Start Data provided

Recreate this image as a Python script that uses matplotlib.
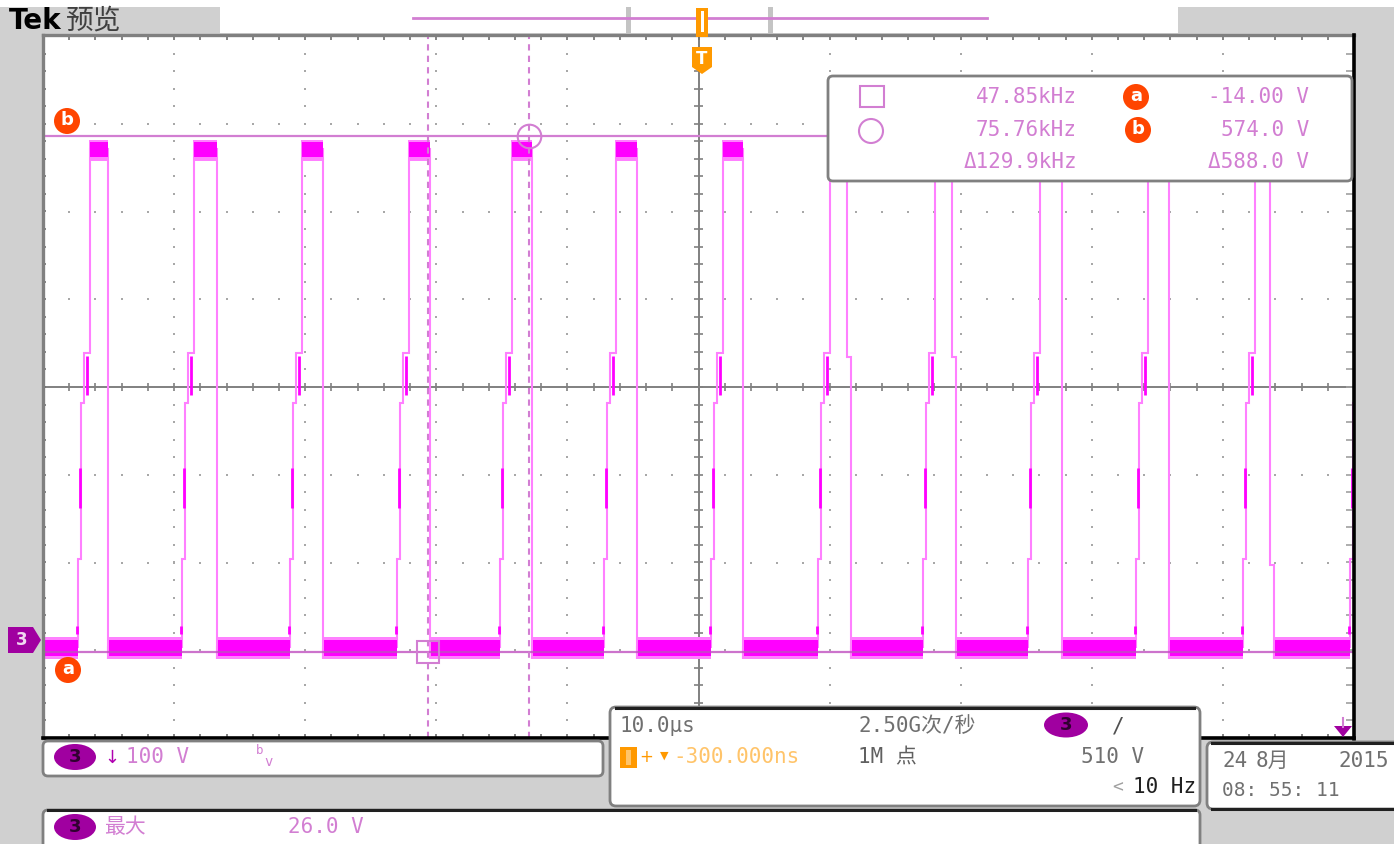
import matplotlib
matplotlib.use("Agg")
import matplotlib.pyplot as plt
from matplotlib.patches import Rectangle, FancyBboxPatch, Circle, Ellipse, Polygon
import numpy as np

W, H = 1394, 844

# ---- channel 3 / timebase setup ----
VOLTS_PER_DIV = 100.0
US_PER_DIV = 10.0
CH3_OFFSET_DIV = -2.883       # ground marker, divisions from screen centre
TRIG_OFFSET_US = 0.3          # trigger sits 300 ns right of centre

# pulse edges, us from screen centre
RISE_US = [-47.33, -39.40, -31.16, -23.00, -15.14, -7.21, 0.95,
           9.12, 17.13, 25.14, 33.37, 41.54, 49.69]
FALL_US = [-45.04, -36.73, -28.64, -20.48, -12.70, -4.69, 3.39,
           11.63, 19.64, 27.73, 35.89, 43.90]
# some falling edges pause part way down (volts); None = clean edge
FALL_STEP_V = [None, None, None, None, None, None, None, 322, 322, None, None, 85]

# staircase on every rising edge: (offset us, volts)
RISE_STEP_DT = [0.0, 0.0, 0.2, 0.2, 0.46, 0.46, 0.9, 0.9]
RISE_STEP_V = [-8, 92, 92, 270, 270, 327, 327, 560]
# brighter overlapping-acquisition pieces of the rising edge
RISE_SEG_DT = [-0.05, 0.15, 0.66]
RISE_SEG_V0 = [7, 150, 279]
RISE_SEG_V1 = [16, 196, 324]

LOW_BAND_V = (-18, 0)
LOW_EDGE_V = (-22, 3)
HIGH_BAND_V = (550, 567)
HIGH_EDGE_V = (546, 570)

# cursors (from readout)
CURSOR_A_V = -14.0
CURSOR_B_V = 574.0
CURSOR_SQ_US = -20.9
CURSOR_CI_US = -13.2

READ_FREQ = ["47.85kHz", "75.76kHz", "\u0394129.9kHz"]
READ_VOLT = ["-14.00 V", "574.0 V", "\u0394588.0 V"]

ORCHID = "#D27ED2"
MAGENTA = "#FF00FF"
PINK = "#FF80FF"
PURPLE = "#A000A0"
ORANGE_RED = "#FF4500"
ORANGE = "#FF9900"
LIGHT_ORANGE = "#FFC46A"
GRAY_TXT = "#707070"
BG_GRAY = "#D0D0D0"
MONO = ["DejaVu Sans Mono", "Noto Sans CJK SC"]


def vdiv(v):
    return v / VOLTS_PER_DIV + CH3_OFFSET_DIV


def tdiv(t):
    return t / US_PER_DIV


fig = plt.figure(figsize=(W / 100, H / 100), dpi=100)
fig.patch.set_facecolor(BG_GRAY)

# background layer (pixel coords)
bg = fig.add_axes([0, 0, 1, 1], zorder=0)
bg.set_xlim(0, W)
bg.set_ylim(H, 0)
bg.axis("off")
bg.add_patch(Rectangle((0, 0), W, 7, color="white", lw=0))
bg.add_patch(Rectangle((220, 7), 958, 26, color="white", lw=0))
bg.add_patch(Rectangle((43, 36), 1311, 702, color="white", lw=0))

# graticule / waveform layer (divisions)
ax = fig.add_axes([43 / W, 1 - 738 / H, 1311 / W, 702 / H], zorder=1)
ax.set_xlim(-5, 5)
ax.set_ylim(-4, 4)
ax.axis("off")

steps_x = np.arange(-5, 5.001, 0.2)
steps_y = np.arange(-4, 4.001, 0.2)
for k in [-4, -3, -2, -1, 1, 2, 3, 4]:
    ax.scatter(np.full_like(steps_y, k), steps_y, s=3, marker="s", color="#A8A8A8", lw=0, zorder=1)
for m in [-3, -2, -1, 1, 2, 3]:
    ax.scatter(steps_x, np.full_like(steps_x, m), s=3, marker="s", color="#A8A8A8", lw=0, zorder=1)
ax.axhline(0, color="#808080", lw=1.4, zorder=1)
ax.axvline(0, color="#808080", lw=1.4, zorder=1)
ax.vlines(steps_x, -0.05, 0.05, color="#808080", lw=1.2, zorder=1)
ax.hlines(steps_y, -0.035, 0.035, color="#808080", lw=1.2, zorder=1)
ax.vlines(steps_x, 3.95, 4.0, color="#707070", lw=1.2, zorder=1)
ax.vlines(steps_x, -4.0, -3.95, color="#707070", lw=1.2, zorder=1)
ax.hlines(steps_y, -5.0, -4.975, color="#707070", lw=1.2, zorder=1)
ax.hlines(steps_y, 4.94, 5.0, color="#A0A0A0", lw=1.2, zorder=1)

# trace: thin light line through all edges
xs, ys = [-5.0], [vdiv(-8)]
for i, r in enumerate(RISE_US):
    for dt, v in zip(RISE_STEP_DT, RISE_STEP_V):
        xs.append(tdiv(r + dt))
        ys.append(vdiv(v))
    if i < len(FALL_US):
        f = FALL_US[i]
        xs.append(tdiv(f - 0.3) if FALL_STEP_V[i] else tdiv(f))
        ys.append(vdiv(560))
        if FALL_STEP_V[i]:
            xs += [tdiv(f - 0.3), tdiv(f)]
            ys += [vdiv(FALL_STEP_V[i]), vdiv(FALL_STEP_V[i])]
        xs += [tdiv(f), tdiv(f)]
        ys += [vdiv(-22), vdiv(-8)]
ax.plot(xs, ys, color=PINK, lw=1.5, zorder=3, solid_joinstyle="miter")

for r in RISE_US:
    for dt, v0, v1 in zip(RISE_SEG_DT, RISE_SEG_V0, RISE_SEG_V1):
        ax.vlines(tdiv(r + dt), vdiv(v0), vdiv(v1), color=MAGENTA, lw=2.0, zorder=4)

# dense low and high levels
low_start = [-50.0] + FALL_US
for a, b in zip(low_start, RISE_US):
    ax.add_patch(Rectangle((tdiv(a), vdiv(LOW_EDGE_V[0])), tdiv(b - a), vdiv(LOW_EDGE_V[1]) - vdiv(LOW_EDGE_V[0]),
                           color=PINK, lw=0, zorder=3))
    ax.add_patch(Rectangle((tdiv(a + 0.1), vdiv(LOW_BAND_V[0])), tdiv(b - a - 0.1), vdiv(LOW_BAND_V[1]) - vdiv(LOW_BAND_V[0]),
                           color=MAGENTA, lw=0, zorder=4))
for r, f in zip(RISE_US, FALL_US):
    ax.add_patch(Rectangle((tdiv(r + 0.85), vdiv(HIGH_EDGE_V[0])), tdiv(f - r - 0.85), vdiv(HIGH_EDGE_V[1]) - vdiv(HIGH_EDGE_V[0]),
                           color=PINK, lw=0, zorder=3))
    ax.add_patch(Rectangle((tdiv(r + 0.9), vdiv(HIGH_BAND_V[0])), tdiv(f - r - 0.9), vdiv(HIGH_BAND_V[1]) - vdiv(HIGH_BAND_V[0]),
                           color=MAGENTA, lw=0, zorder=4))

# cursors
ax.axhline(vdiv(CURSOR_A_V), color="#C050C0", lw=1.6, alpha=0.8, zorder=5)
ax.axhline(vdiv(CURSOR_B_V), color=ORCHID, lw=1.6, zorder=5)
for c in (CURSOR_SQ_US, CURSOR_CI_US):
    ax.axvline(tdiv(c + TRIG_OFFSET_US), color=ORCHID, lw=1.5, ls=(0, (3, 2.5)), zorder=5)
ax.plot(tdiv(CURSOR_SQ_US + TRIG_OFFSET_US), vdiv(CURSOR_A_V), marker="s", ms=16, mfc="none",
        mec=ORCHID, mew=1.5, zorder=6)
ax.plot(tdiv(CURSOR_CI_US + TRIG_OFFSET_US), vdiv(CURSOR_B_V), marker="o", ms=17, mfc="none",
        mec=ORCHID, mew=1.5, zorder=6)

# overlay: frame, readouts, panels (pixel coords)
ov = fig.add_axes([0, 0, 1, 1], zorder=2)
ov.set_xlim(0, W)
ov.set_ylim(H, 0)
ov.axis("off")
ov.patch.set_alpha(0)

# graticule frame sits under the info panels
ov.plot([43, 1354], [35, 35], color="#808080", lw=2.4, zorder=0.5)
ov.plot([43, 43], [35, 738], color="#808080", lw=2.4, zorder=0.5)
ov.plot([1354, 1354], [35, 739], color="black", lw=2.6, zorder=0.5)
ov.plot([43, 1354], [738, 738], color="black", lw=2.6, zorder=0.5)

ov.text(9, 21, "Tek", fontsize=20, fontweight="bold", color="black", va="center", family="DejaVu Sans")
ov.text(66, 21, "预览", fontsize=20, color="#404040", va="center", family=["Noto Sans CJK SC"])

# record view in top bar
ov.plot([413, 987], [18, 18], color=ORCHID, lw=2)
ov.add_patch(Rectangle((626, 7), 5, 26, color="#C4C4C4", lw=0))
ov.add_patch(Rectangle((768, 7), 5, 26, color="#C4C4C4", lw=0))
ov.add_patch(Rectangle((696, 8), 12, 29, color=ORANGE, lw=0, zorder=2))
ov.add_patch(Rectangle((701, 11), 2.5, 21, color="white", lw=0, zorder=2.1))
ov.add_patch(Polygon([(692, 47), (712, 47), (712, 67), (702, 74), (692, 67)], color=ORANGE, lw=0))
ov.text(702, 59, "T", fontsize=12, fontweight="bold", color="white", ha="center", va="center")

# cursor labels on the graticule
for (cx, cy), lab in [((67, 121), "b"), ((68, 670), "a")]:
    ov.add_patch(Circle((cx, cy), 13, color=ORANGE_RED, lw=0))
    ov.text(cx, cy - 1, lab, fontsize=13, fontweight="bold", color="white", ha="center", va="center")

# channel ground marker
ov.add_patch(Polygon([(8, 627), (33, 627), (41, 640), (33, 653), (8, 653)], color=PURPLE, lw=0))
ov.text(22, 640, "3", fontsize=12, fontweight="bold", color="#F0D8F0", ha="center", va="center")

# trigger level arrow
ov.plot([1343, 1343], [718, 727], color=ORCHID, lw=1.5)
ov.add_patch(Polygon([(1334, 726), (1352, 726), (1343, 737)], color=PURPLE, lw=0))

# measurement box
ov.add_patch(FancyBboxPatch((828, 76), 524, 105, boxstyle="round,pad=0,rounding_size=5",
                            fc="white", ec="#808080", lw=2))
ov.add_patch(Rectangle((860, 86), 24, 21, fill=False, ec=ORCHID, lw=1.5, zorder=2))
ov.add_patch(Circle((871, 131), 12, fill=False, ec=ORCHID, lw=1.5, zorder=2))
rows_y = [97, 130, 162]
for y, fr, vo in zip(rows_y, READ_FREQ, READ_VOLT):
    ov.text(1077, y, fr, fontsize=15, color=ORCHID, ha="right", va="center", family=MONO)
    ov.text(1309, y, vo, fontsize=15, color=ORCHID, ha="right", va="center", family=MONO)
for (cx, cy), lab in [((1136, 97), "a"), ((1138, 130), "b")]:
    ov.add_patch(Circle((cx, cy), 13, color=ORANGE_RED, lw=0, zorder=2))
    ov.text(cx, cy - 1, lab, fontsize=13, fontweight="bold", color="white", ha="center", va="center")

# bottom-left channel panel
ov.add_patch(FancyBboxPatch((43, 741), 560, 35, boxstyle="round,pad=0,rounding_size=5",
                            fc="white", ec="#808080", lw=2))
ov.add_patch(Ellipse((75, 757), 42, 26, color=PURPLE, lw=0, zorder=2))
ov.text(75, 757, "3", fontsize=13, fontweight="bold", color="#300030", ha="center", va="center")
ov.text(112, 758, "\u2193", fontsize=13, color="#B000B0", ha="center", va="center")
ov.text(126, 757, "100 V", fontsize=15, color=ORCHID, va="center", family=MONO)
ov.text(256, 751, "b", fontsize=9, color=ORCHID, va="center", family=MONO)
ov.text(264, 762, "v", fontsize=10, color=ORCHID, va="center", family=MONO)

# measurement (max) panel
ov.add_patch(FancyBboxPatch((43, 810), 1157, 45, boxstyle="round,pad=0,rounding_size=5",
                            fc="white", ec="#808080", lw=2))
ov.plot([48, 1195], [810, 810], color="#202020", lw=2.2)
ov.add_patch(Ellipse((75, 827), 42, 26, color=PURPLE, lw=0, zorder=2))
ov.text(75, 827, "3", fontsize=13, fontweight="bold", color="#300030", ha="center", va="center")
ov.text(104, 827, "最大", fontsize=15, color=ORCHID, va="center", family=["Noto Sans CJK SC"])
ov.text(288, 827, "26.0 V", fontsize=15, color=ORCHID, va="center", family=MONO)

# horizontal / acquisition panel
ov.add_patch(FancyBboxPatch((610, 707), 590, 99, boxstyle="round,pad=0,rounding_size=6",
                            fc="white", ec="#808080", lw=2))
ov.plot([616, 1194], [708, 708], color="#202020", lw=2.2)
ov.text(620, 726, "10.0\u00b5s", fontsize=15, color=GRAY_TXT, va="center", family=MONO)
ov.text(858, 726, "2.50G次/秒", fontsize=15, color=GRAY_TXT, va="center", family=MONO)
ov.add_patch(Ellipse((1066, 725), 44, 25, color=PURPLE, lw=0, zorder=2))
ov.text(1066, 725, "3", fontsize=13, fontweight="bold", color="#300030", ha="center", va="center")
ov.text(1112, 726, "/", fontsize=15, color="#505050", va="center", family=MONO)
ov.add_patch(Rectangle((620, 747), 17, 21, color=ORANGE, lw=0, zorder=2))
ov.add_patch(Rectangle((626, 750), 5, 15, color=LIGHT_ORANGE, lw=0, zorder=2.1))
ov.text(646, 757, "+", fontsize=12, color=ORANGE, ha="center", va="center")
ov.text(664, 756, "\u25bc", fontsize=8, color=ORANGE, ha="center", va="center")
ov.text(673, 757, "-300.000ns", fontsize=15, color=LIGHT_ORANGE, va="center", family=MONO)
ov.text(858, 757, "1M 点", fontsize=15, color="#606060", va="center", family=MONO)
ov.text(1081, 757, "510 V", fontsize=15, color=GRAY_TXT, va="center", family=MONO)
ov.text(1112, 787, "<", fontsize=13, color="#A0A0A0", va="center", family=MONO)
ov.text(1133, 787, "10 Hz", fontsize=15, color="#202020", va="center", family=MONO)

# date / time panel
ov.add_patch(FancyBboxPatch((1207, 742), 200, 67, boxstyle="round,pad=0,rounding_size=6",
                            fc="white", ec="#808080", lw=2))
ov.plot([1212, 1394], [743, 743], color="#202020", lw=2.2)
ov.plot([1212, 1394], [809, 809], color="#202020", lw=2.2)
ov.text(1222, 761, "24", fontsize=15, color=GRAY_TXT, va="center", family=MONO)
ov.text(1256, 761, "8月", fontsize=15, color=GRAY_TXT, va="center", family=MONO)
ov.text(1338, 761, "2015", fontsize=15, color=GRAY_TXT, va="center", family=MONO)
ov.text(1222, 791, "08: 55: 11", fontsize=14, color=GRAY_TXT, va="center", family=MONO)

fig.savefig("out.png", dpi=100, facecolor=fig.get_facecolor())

End Data provided

* _Your instructions_
Each line above that includes "matplotlib" should be shown.

* _Response to this task_
Recreate this image as a Python script that uses matplotlib.
import matplotlib
matplotlib.use("Agg")
import matplotlib.pyplot as plt
from matplotlib.patches import Rectangle, FancyBboxPatch, Circle, Ellipse, Polygon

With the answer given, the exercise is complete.